Material provided:

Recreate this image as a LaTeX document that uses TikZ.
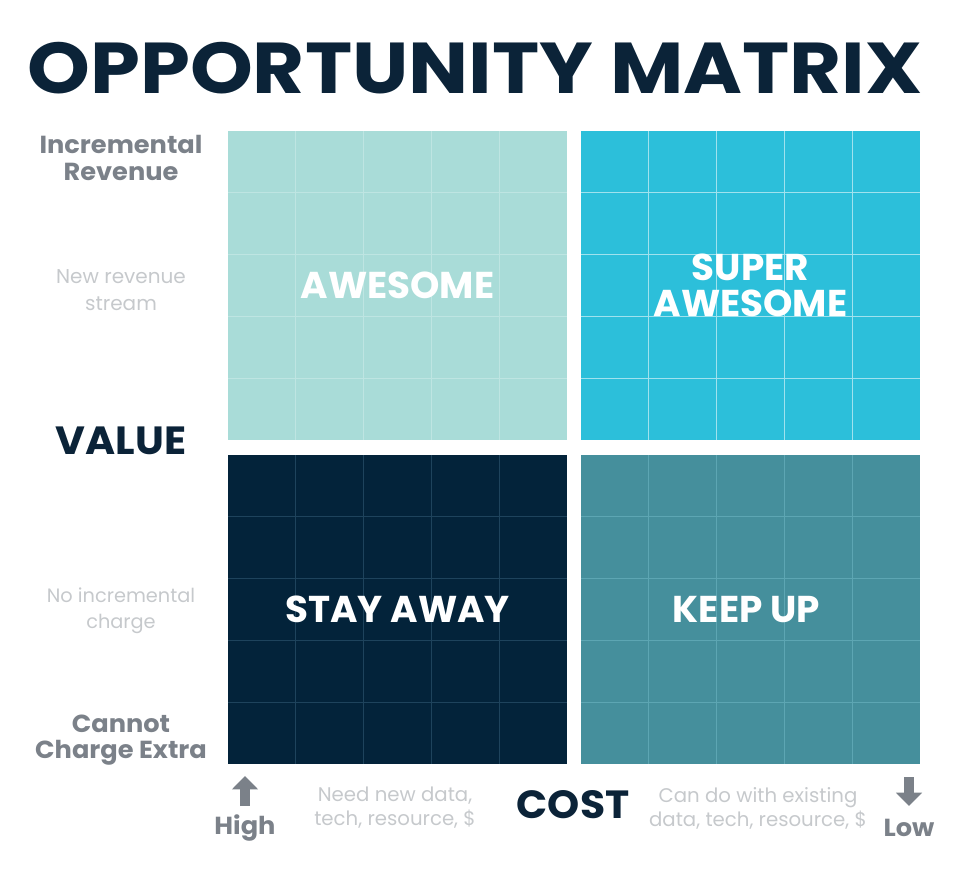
\documentclass[tikz,border=0pt]{standalone}
\usepackage{fontspec}
\setmainfont{Poppins}
\usetikzlibrary{arrows.meta, positioning, calc}
\definecolor{navy}{HTML}{0B2338}
\definecolor{qAwesome}{HTML}{A9DCD8}
\definecolor{qSuper}{HTML}{2CBFDA}
\definecolor{qStay}{HTML}{03233A}
\definecolor{qKeep}{HTML}{458F9C}
\definecolor{gStay}{HTML}{1E435C}
\definecolor{gKeep}{HTML}{5DA6B3}
\definecolor{axisgray}{HTML}{7B8189}
\definecolor{softgray}{HTML}{C6C9CC}
\tikzset{
    quadlbl/.style={text=white, font=\fontsize{28}{27}\selectfont\bfseries, align=center},
    axislbl/.style={text=axisgray, font=\fontsize{18.5}{20}\selectfont\bfseries, align=center, xscale=1.04},
    softlbl/.style={text=softgray, font=\fontsize{15}{20}\selectfont, align=center},
    biglbl/.style={text=navy, font=\fontsize{29.5}{30}\selectfont\bfseries, xscale=1.04},
    blockarrow/.style={draw=axisgray, line width=8pt, -{Triangle[width=19pt, length=10pt]}}
}
\begin{document}
\begin{tikzpicture}[x=0.75pt, y=-0.75pt]
    \useasboundingbox (0,0) rectangle (970,878);
    % Judul
    \node[text=navy, font=\fontsize{54}{55}\selectfont\bfseries, xscale=1.11] (title) at (475,68) {OPPORTUNITY MATRIX};
    % Kuadran: {nama}{x}{y}{warna}{garis}{label}
    \foreach \nm/\qx/\qy/\col/\gcol/\lbl in {
        awesome/228/131/qAwesome/{white!25!qAwesome}/{AWESOME},
        super/581/131/qSuper/{white!55!qSuper}/{SUPER\\AWESOME},
        stay/228/455/qStay/gStay/{STAY AWAY},
        keep/581/455/qKeep/gKeep/{KEEP UP}
    } {
        \fill[\col] (\qx,\qy) rectangle ++(339,309);
        \foreach \i in {1,...,4} {
            \draw[\gcol, line width=0.75pt] (\qx+\i*67.8,\qy) -- ++(0,309);
            \draw[\gcol, line width=0.75pt] (\qx,\qy+\i*61.8) -- ++(339,0);
        }
        \node[quadlbl] (\nm) at (\qx+169.5,\qy+154.5) {\lbl};
    }
    % Sumbu nilai
    \node[axislbl] (incRev) at (121,158) {Incremental\\Revenue};
    \node[softlbl] (newRev) at (121,290) {New revenue\\stream};
    \node[biglbl] (value) at (121,441) {VALUE};
    \node[softlbl, font=\fontsize{14.5}{19.5}\selectfont] (noInc) at (121,611) {No incremental\\charge};
    \node[axislbl] (noCharge) at (121,740) {Cannot\\Charge Extra};
    % Sumbu biaya
    \node[axislbl] (high) at (245,828) {High};
    \node[softlbl, font=\fontsize{14.8}{18}\selectfont] (needNew) at (395,808) {Need new data,\\tech, resource, \$};
    \node[biglbl] (cost) at (573,805) {COST};
    \node[softlbl, font=\fontsize{14.8}{18}\selectfont] (canDo) at (758,808) {Can do with existing\\data, tech, resource, \$};
    \node[axislbl] (low) at (909,828) {Low};
    \coordinate (upBase) at (245,806);
    \coordinate (upTip) at (245,776);
    \coordinate (downBase) at (909,777);
    \coordinate (downTip) at (909,806);
    \draw[blockarrow] (upBase) -- (upTip);
    \draw[blockarrow] (downBase) -- (downTip);
\end{tikzpicture}
\end{document}
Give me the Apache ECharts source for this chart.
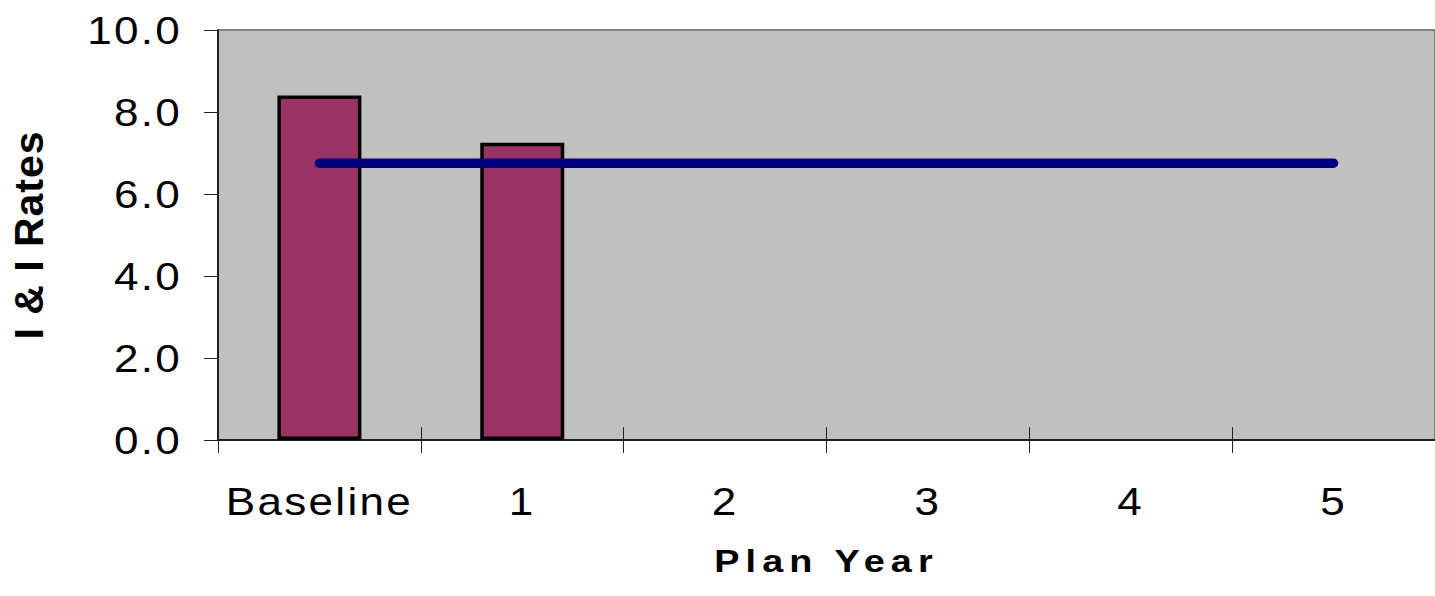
<!DOCTYPE html>
<html>
<head>
<meta charset="utf-8">
<script src="https://cdn.jsdelivr.net/npm/echarts@6/dist/echarts.min.js"></script>
<style>
html, body { margin: 0; padding: 0; background: #ffffff; }
#chart { width: 1435px; height: 596px; }
#chart text[style*="39px"] { letter-spacing: 2px; }
#chart text[style*="31px"] { letter-spacing: 5px; }
#chart text[style*="41px"] { letter-spacing: 1px; }
</style>
</head>
<body>
<div id="chart"></div>
<script>
const categories = ['Baseline', '1', '2', '3', '4', '5'];
const iiRates = [8.4, 7.25, null, null, null, null];
const goalRate = [6.75, 6.75, 6.75, 6.75, 6.75, 6.75];
const yMin = 0;
const yMax = 10;
const yStep = 2;
const xTitle = 'Plan Year';
const yTitle = 'I & I Rates';

const FONT = "'Liberation Sans', Arial, Helvetica, sans-serif";

const chart = echarts.init(document.getElementById('chart'), null, { renderer: 'svg' });
chart.setOption({
  animation: false,
  backgroundColor: '#ffffff',
  grid: {
    left: 216, top: 30, right: -5, bottom: 156,
    show: true, backgroundColor: '#C0C0C0',
    borderColor: '#808080', borderWidth: 2,
    containLabel: false
  },
  xAxis: [{
    type: 'category',
    data: categories,
    position: 'bottom',
    boundaryGap: true,
    name: xTitle,
    nameLocation: 'middle',
    nameGap: 106,
    nameTextStyle: { fontFamily: FONT, fontSize: 31, fontWeight: 'bold', color: '#000' },
    axisLine: { show: true, lineStyle: { color: '#000', width: 1.5 } },
    axisTick: { show: true, inside: false, length: 13, lineStyle: { color: '#222', width: 1 } },
    axisLabel: { fontFamily: FONT, fontSize: 39, color: '#000', margin: 42 },
    splitLine: { show: false }
  }, {
    type: 'category',
    data: categories,
    position: 'bottom',
    offset: 0,
    boundaryGap: true,
    axisLine: { show: false },
    axisTick: { show: true, inside: true, length: 13, lineStyle: { color: '#222', width: 1 } },
    axisLabel: { show: false },
    splitLine: { show: false }
  }],
  yAxis: {
    type: 'value',
    min: yMin, max: yMax, interval: yStep,
    name: yTitle,
    nameLocation: 'middle',
    nameGap: 169,
    nameRotate: 90,
    nameTextStyle: { fontFamily: FONT, fontSize: 41, fontWeight: 'bold', color: '#000' },
    axisLine: { show: true, lineStyle: { color: '#000', width: 1.5 } },
    axisTick: { show: true, inside: false, length: 14, lineStyle: { color: '#222', width: 1 } },
    axisLabel: {
      fontFamily: FONT, fontSize: 39, color: '#000', margin: 36,
      formatter: v => v.toFixed(1)
    },
    splitLine: { show: false }
  },
  series: [{
    type: 'bar',
    data: iiRates,
    barWidth: 84,
    itemStyle: { color: '#993366', borderColor: '#000', borderWidth: 3.5 },
    z: 2
  }, {
    type: 'line',
    data: goalRate,
    symbol: 'none',
    showSymbol: false,
    lineStyle: { color: '#000080', width: 9.5, cap: 'round' },
    z: 3
  }]
});

// The reference text is drawn horizontally widened; widen each label about its own anchor.
function widenTexts() {
  const svg = document.querySelector('#chart svg');
  if (!svg) return;
  svg.querySelectorAll('text').forEach(t => {
    if (t.getAttribute('data-widened')) return;
    const st = t.getAttribute('style') || '';
    let k = 0;
    if (st.indexOf('39px') >= 0) k = 1.13;
    else if (st.indexOf('31px') >= 0) k = 1.22;
    if (!k) return;
    const x = parseFloat(t.getAttribute('x') || '0');
    const y = parseFloat(t.getAttribute('y') || '0');
    const tr = t.getAttribute('transform') || '';
    t.setAttribute('transform', tr + ' translate(' + x + ' ' + y + ') scale(' + k + ' 1) translate(' + (-x) + ' ' + (-y) + ')');
    t.setAttribute('data-widened', '1');
  });
}
widenTexts();
chart.on('finished', widenTexts);
</script>
</body>
</html>
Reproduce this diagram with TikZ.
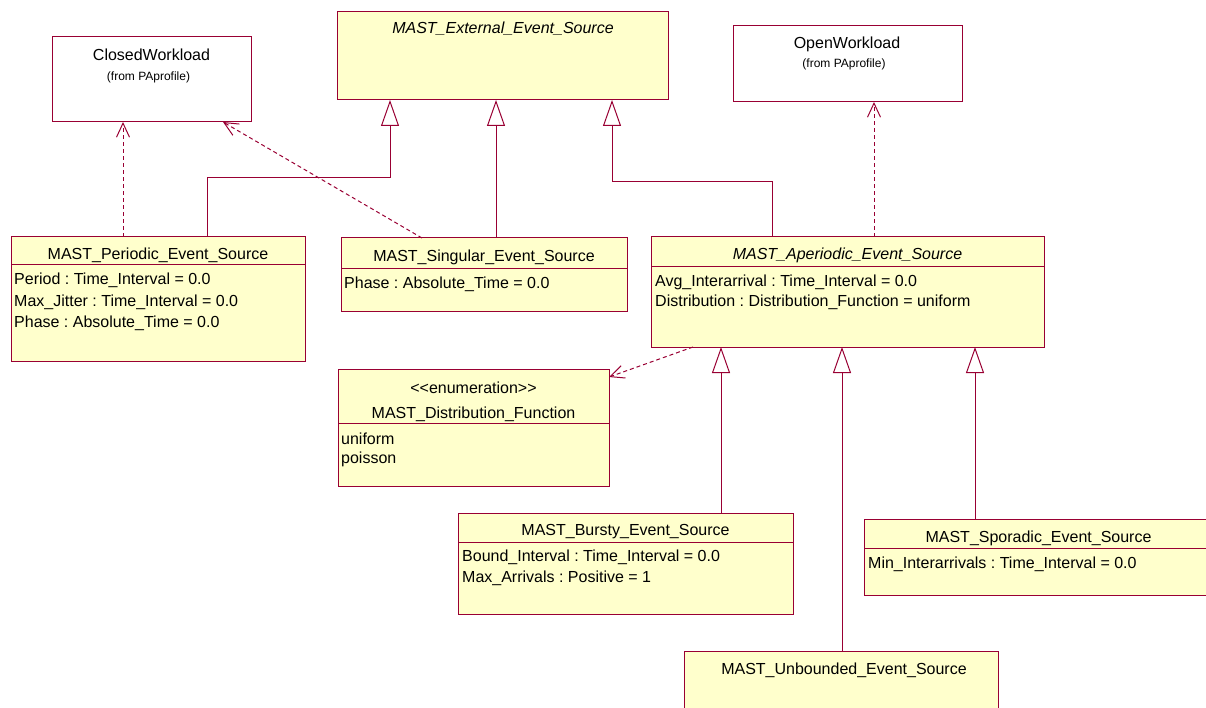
\documentclass[tikz,border=0pt]{standalone}
\usepackage{fontspec}
\setmainfont{Liberation Sans}
\usetikzlibrary{arrows.meta,calc}
\frenchspacing
\definecolor{umlline}{RGB}{153,0,51}
\definecolor{umlfill}{RGB}{255,255,204}
\tikzset{
  cls/.style={draw=umlline, fill=umlfill, line width=1pt, inner sep=0pt, outer sep=0pt, anchor=north west},
  ext/.style={cls, fill=white},
  sep/.style={draw=umlline, line width=1pt},
  ttl/.style={inner sep=0pt, anchor=base, font=\fontsize{16}{19}\selectfont},
  att/.style={inner sep=0pt, anchor=base west, font=\fontsize{16}{19}\selectfont},
  sml/.style={inner sep=0pt, anchor=base, font=\fontsize{12}{14}\selectfont},
  gen/.style={draw=umlline, line width=1pt, -{Triangle[length=26pt,width=18pt,fill=white]}},
  dep/.style={draw=umlline, line width=1pt, dash pattern=on 4pt off 3pt, -{Straight Barb[length=14pt,width=13pt]}},
}
\begin{document}
\begin{tikzpicture}[x=1pt,y=-1pt]
\useasboundingbox (0,0) rectangle (1206,708);
\clip (0,0) rectangle (1206,708);

% packages imported from PAprofile
\node[ext, minimum width=199pt, minimum height=85pt] (closed) at (52,37) {};
\node[ttl] (closedT) at (151.5,61) {ClosedWorkload};
\node[sml] (closedF) at (148.5,81) {(from PAprofile)};

\node[ext, minimum width=229pt, minimum height=76pt] (open) at (733,26) {};
\node[ttl] (openT) at (847,49) {OpenWorkload};
\node[sml] (openF) at (844,67.5) {(from PAprofile)};

% abstract root
\node[cls, minimum width=331pt, minimum height=88pt] (external) at (337,12) {};
\node[ttl, font=\fontsize{16}{19}\selectfont\itshape] (externalT) at (503,34) {MAST\_External\_Event\_Source};

% periodic
\node[cls, minimum width=294pt, minimum height=124pt] (periodic) at (11,237) {};
\draw[sep] ([yshift=-28pt]periodic.north west) -- ([yshift=-28pt]periodic.north east);
\node[ttl] (periodicT) at (158,260) {MAST\_Periodic\_Event\_Source};
\node[att] (periodicA1) at (14,284.5) {Period : Time\_Interval = 0.0};
\node[att] (periodicA2) at (14,306) {Max\_Jitter : Time\_Interval = 0.0};
\node[att] (periodicA3) at (14,327.5) {Phase : Absolute\_Time = 0.0};

% singular
\node[cls, minimum width=286pt, minimum height=73pt] (singular) at (341,238) {};
\draw[sep] ([yshift=-31pt]singular.north west) -- ([yshift=-31pt]singular.north east);
\node[ttl] (singularT) at (484,262) {MAST\_Singular\_Event\_Source};
\node[att] (singularA1) at (344,288) {Phase : Absolute\_Time = 0.0};

% aperiodic
\node[cls, minimum width=393pt, minimum height=110pt] (aperiodic) at (651,237) {};
\draw[sep] ([yshift=-30pt]aperiodic.north west) -- ([yshift=-30pt]aperiodic.north east);
\node[ttl, font=\fontsize{16}{19}\selectfont\itshape] (aperiodicT) at (847.5,260) {MAST\_Aperiodic\_Event\_Source};
\node[att] (aperiodicA1) at (655,287) {Avg\_Interarrival : Time\_Interval = 0.0};
\node[att] (aperiodicA2) at (655,306.5) {Distribution : Distribution\_Function = uniform};

% enumeration
\node[cls, minimum width=271pt, minimum height=117pt] (enum) at (338,369) {};
\draw[sep] ([yshift=-54pt]enum.north west) -- ([yshift=-54pt]enum.north east);
\node[ttl] (enumS) at (473.5,393) {<{}<enumeration>{}>};
\node[ttl] (enumT) at (473.5,418) {MAST\_Distribution\_Function};
\node[att] (enumA1) at (341,444.5) {uniform};
\node[att] (enumA2) at (341,463) {poisson};

% bursty
\node[cls, minimum width=335pt, minimum height=101pt] (bursty) at (458,513) {};
\draw[sep] ([yshift=-29pt]bursty.north west) -- ([yshift=-29pt]bursty.north east);
\node[ttl] (burstyT) at (625.5,535) {MAST\_Bursty\_Event\_Source};
\node[att] (burstyA1) at (462,561) {Bound\_Interval : Time\_Interval = 0.0};
\node[att] (burstyA2) at (462,582.5) {Max\_Arrivals : Positive = 1};

% sporadic
\node[cls, minimum width=349pt, minimum height=76pt] (sporadic) at (864,519) {};
\draw[sep] ([yshift=-29pt]sporadic.north west) -- ([yshift=-29pt]sporadic.north east);
\node[ttl] (sporadicT) at (1038.5,542) {MAST\_Sporadic\_Event\_Source};
\node[att] (sporadicA1) at (868,568) {Min\_Interarrivals : Time\_Interval = 0.0};

% unbounded
\node[cls, minimum width=314pt, minimum height=80pt] (unbounded) at (684,651) {};
\node[ttl] (unboundedT) at (844,674) {MAST\_Unbounded\_Event\_Source};

% generalizations
\draw[gen] ([xshift=196pt]periodic.north west) |- ([xshift=53pt,yshift=-78pt]external.south west) -- ([xshift=53pt]external.south west);
\draw[gen] ([xshift=155pt]singular.north west) -- ([xshift=159pt]external.south west);
\draw[gen] ([xshift=121pt]aperiodic.north west) |- ([xshift=275pt,yshift=-82pt]external.south west) -- ([xshift=275pt]external.south west);
\draw[gen] ([xshift=263pt]bursty.north west) -- ([xshift=70pt]aperiodic.south west);
\draw[gen] ([xshift=158pt]unbounded.north west) -- ([xshift=191pt]aperiodic.south west);
\draw[gen] ([xshift=111pt]sporadic.north west) -- ([xshift=324pt]aperiodic.south west);

% dependencies
\draw[dep] ([xshift=112pt]periodic.north west) -- ([xshift=71pt]closed.south west);
\draw[dep] ([xshift=81pt]singular.north west) -- ([xshift=171pt]closed.south west);
\draw[dep] ([xshift=223pt]aperiodic.north west) -- ([xshift=141pt]open.south west);
\draw[dep] ([xshift=42pt]aperiodic.south west) -- ([yshift=-8pt]enum.north east);
\end{tikzpicture}
\end{document}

Challenge:
Look through the entries above. Extract each line with the word "this".

Correct output:
Recreate this image as a LaTeX document that uses TikZ.
Give me the Apache ECharts source for this chart.
Reproduce this diagram with TikZ.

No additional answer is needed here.